We never skipped the martyrdom scenes, though we often jumped over romantic parts of movies, especially if the women's costumes even hinted at cleavage. We even fast-forwarded through scenes in movies produced by Worldwide Pictures (Billy Graham's film production company)! Tenderness and sexuality--beyond a chaste married kiss--were repressed, but cruelty and violence were commonplace. Satan was our enemy, after all, out to destroy us. We were soldiers for Christ and had to be ready to lay down our lives for his standard.

Even at ten years old, I took my responsibilities as a missionary rather seriously. Since I didn't often leave my own yard except to go to church or the grocery store with my parents, my evangelization opportunities were few. My Grammie didn't seem terribly receptive to converting, and she didn't seem very unsaved anyway. My neighbors were all churchgoers. But their friends didn't quite look like Christians. Two girls near my age would come over (to my neighbors' house) from time to time and we would all occasionally play together. A. & A. went to gymnastics and would practice cartwheels on the lawn. Somersaults were the limit of my flexibility, but I had a greater gift: eternal life.

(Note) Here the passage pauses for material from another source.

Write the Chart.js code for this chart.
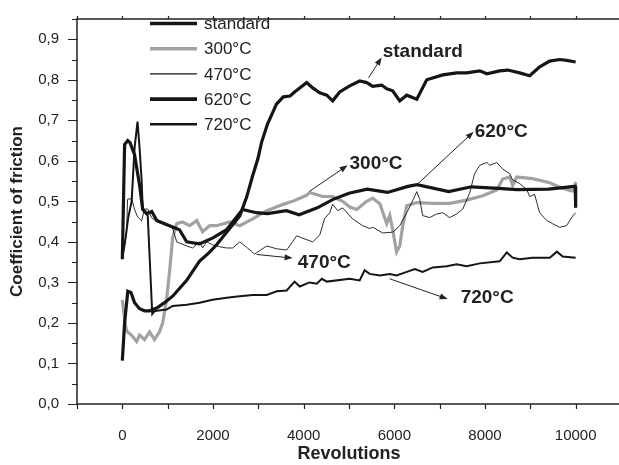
<!DOCTYPE html>
<html>
<head>
<meta charset="utf-8">
<script src="https://cdn.jsdelivr.net/npm/chart.js@4/dist/chart.umd.min.js"></script>
<style>
  html, body { margin: 0; padding: 0; background: #fff; overflow: hidden; }
  #wrap { width: 619px; height: 465px; overflow: hidden; }
</style>
</head>
<body>
<div id="wrap"><canvas id="cof" width="624" height="465"></canvas></div>
<script>
// values (revolutions, coefficient of friction)
var seriesNames = ['standard', '300°C', '470°C', '620°C', '720°C'];

var standardRev = [0,50,120,190,270,380,490,600,760,930,1110,1420,1700,1920,2080,2300,2590,2740,2880,2990,3070,3200,3400,3550,3700,3800,3913,4065,4200,4353,4508,4640,4795,5016,5235,5391,5523,5721,5832,5964,6120,6274,6495,6715,7068,7377,7597,7885,8040,8324,8500,8765,8986,9207,9427,9648,9802,10000];
var standardCof = [0.107,0.2,0.278,0.275,0.25,0.235,0.23,0.23,0.237,0.25,0.266,0.305,0.352,0.374,0.393,0.424,0.464,0.51,0.565,0.605,0.645,0.69,0.74,0.758,0.76,0.77,0.78,0.793,0.78,0.768,0.762,0.748,0.77,0.785,0.797,0.793,0.784,0.787,0.778,0.773,0.748,0.762,0.752,0.8,0.812,0.817,0.817,0.822,0.815,0.822,0.824,0.817,0.81,0.832,0.846,0.85,0.848,0.844];

var c300Rev = [0,60,95,200,315,380,490,600,710,820,890,975,1045,1110,1200,1330,1485,1640,1770,1925,2080,2365,2590,2875,3185,3535,3755,4065,4130,4420,4640,4860,5016,5170,5391,5523,5680,5832,5900,5964,6050,6120,6185,6274,6495,6850,7221,7597,7950,8260,8390,8545,8610,8700,9050,9427,9648,9868,9960,10000];
var c300Cof = [0.257,0.2,0.18,0.17,0.154,0.17,0.159,0.178,0.159,0.178,0.2,0.257,0.33,0.41,0.445,0.449,0.44,0.453,0.425,0.44,0.44,0.449,0.44,0.457,0.477,0.492,0.5,0.515,0.522,0.512,0.512,0.5,0.486,0.48,0.5,0.508,0.494,0.445,0.465,0.43,0.375,0.39,0.44,0.489,0.497,0.495,0.495,0.503,0.514,0.528,0.555,0.56,0.54,0.56,0.556,0.546,0.535,0.527,0.525,0.548];

var c470Rev = [0,95,115,205,270,335,425,490,560,645,757,975,1090,1200,1420,1550,1705,1770,1860,1990,2145,2300,2435,2590,2740,2920,3185,3405,3625,3755,3845,3980,4200,4355,4460,4575,4640,4750,4860,5080,5300,5455,5525,5745,5965,6120,6275,6385,6495,6560,6625,6780,6935,7070,7220,7375,7510,7660,7770,7885,8040,8105,8260,8390,8545,8610,8765,8920,8985,9095,9205,9360,9490,9645,9800,9935,10000];
var c470Cof = [0.36,0.424,0.505,0.507,0.48,0.462,0.452,0.481,0.481,0.46,0.45,0.44,0.44,0.40,0.39,0.385,0.40,0.385,0.40,0.393,0.388,0.385,0.385,0.40,0.387,0.37,0.39,0.383,0.38,0.40,0.415,0.409,0.40,0.417,0.457,0.472,0.493,0.477,0.484,0.457,0.44,0.433,0.436,0.422,0.424,0.44,0.472,0.497,0.524,0.505,0.465,0.46,0.469,0.472,0.46,0.469,0.481,0.52,0.568,0.589,0.596,0.589,0.596,0.58,0.568,0.553,0.544,0.529,0.512,0.517,0.472,0.453,0.445,0.436,0.44,0.464,0.472];

var c620Rev = [0,50,120,170,270,380,450,540,650,760,1040,1260,1420,1700,2000,2300,2650,2960,3200,3620,3900,4130,4300,4650,5000,5400,5850,6300,6500,7200,7700,8300,8700,9400,9990,10000];
var c620Cof = [0.357,0.64,0.65,0.645,0.615,0.54,0.48,0.47,0.475,0.453,0.44,0.43,0.40,0.395,0.41,0.43,0.48,0.472,0.47,0.477,0.467,0.477,0.484,0.505,0.52,0.53,0.522,0.537,0.541,0.524,0.536,0.532,0.529,0.53,0.537,0.484];

var c720Rev = [0,60,130,205,270,335,380,425,450,520,560,660,700,757,975,1110,1420,1705,1990,2300,2590,2875,3185,3405,3625,3800,3913,4130,4290,4400,4510,5015,5235,5345,5455,5680,5900,6050,6275,6450,6625,6850,7155,7375,7595,7885,8325,8480,8610,8765,9050,9430,9585,9715,10000];
var c720Cof = [0.36,0.40,0.46,0.5,0.632,0.697,0.632,0.553,0.48,0.47,0.465,0.222,0.228,0.23,0.233,0.242,0.245,0.25,0.257,0.262,0.266,0.269,0.269,0.278,0.28,0.302,0.29,0.3,0.297,0.309,0.302,0.309,0.305,0.33,0.321,0.317,0.321,0.317,0.326,0.333,0.326,0.337,0.34,0.345,0.34,0.347,0.352,0.374,0.361,0.357,0.361,0.361,0.376,0.364,0.361];

var xTickValues = [0, 2000, 4000, 6000, 8000, 10000];
var yTickValues = [0, 0.1, 0.2, 0.3, 0.4, 0.5, 0.6, 0.7, 0.8, 0.9];

// labels with arrows, in data coordinates
var notes = [
    { text: 'standard', from: [5433, 0.805], to: [5720, 0.855], at: [5743, 0.872] },
    { text: '300°C', from: [4132, 0.525], to: [4970, 0.589], at: [5012, 0.596] },
    { text: '620°C', from: [6514, 0.543], to: [7750, 0.672], at: [7773, 0.675] },
    { text: '470°C', from: [2963, 0.369], to: [3757, 0.360], at: [3870, 0.352] },
    { text: '720°C', from: [5897, 0.309], to: [7176, 0.259], at: [7463, 0.264] }
];

var FONT = "'Liberation Sans', Arial, Helvetica, sans-serif";

function points(xs, ys) {
    return xs.map(function (x, i) { return { x: x, y: ys[i] }; });
}

var frame = {
    id: 'frame',
    afterDraw: function (chart) {
        var ctx = chart.ctx, a = chart.chartArea;
        var xs = chart.scales.x, ys = chart.scales.y;
        ctx.save();
        ctx.strokeStyle = '#222';
        ctx.lineWidth = 1.5;
        ctx.strokeRect(a.left, a.top, a.right - a.left, a.bottom - a.top);
        ctx.lineWidth = 1.2;
        ctx.beginPath();
        for (var v = -1000; v <= 11000; v += 1000) {
            var px = Math.round(xs.getPixelForValue(v)) + 0.5;
            ctx.moveTo(px, a.bottom); ctx.lineTo(px, a.bottom + 5);
            ctx.moveTo(px, a.top); ctx.lineTo(px, a.top - 3);
        }
        for (var i = 0; i <= 19; i++) {
            var py = Math.round(ys.getPixelForValue(i * 0.05)) + 0.5;
            var len = i % 2 === 0 ? 9 : 5;
            ctx.moveTo(a.left, py); ctx.lineTo(a.left - len, py);
        }
        ctx.stroke();

        // legend
        chart.data.datasets.forEach(function (ds, k) {
            var y = 23.5 + k * 25.2;
            ctx.strokeStyle = ds.borderColor;
            ctx.lineWidth = ds.borderWidth + 0.4;
            ctx.beginPath(); ctx.moveTo(150, y); ctx.lineTo(197, y); ctx.stroke();
            ctx.fillStyle = '#222';
            ctx.font = '17px ' + FONT;
            ctx.textAlign = 'left';
            ctx.textBaseline = 'middle';
            ctx.fillText(ds.label, 204, y + 1);
        });

        // annotations
        notes.forEach(function (n) {
            var x1 = xs.getPixelForValue(n.from[0]), y1 = ys.getPixelForValue(n.from[1]);
            var x2 = xs.getPixelForValue(n.to[0]), y2 = ys.getPixelForValue(n.to[1]);
            var ang = Math.atan2(y2 - y1, x2 - x1);
            ctx.strokeStyle = '#222';
            ctx.fillStyle = '#222';
            ctx.lineWidth = 1;
            ctx.beginPath(); ctx.moveTo(x1, y1);
            ctx.lineTo(x2 - 6 * Math.cos(ang), y2 - 6 * Math.sin(ang)); ctx.stroke();
            ctx.beginPath();
            ctx.moveTo(x2, y2);
            ctx.lineTo(x2 - 8 * Math.cos(ang) + 3 * Math.sin(ang), y2 - 8 * Math.sin(ang) - 3 * Math.cos(ang));
            ctx.lineTo(x2 - 8 * Math.cos(ang) - 3 * Math.sin(ang), y2 - 8 * Math.sin(ang) + 3 * Math.cos(ang));
            ctx.closePath(); ctx.fill();
            ctx.font = 'bold 19px ' + FONT;
            ctx.textAlign = 'left';
            ctx.textBaseline = 'middle';
            ctx.fillText(n.text, xs.getPixelForValue(n.at[0]), ys.getPixelForValue(n.at[1]) + 1);
        });
        ctx.restore();
    }
};

var ctx = document.getElementById('cof').getContext('2d');
var cofChart = new Chart(ctx, {
    type: 'line',
    data: {
        datasets: [
            { label: seriesNames[0], data: points(standardRev, standardCof), borderColor: '#151515', borderWidth: 3.2, order: 1 },
            { label: seriesNames[1], data: points(c300Rev, c300Cof), borderColor: '#a2a2a2', borderWidth: 3.2, order: 5 },
            { label: seriesNames[2], data: points(c470Rev, c470Cof), borderColor: '#151515', borderWidth: 0.9, order: 4 },
            { label: seriesNames[3], data: points(c620Rev, c620Cof), borderColor: '#151515', borderWidth: 3.2, order: 2 },
            { label: seriesNames[4], data: points(c720Rev, c720Cof), borderColor: '#151515', borderWidth: 2, order: 3 }
        ]
    },
    options: {
        responsive: false,
        animation: false,
        layout: { padding: { top: 7, right: 3, left: 0, bottom: 0 } },
        elements: { point: { radius: 0 }, line: { tension: 0, fill: false } },
        plugins: { legend: { display: false }, tooltip: { enabled: false } },
        scales: {
            x: {
                type: 'linear', min: -1000, max: 11000,
                afterFit: function (s) { s.height = 61; },
                afterBuildTicks: function (s) { s.ticks = xTickValues.map(function (v) { return { value: v }; }); },
                grid: { display: false }, border: { display: false },
                ticks: { color: '#222', font: { family: FONT, size: 15 }, padding: 15, maxRotation: 0,
                    callback: function (v) { return String(v); } },
                title: { display: true, text: 'Revolutions', color: '#222',
                    font: { family: FONT, size: 18, weight: 'bold' }, padding: 0 }
            },
            y: {
                type: 'linear', min: 0, max: 0.95,
                afterFit: function (s) { s.width = 77; },
                afterBuildTicks: function (s) { s.ticks = yTickValues.map(function (v) { return { value: v }; }); },
                grid: { display: false }, border: { display: false },
                ticks: { color: '#222', font: { family: FONT, size: 15 }, padding: 10,
                    callback: function (v) { return v.toFixed(1).replace('.', ','); } },
                title: { display: true, text: 'Coefficient of friction', color: '#222',
                    font: { family: FONT, size: 17, weight: 'bold' }, padding: { top: 7, bottom: 0 } }
            }
        }
    },
    plugins: [frame]
});
</script>
</body>
</html>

One afternoon when A. & A. were visiting next door, I talked to them across the fence and said I had something important to share with them. They should come to my window in an hour and I would have it ready. As luck would have it, Mom was serving dinner when the appointed time came. I slipped away from the table, opened the window, and began to earnestly try to explain to the girl outside why she should care about what I was about to give her. One of my parents came looking for me and wanted to know what was going on. Embarrassed, I handed A. a pocket-size Gospel of John, shut the window, returned to supper, and indefinitely postponed my illustrious missionary career.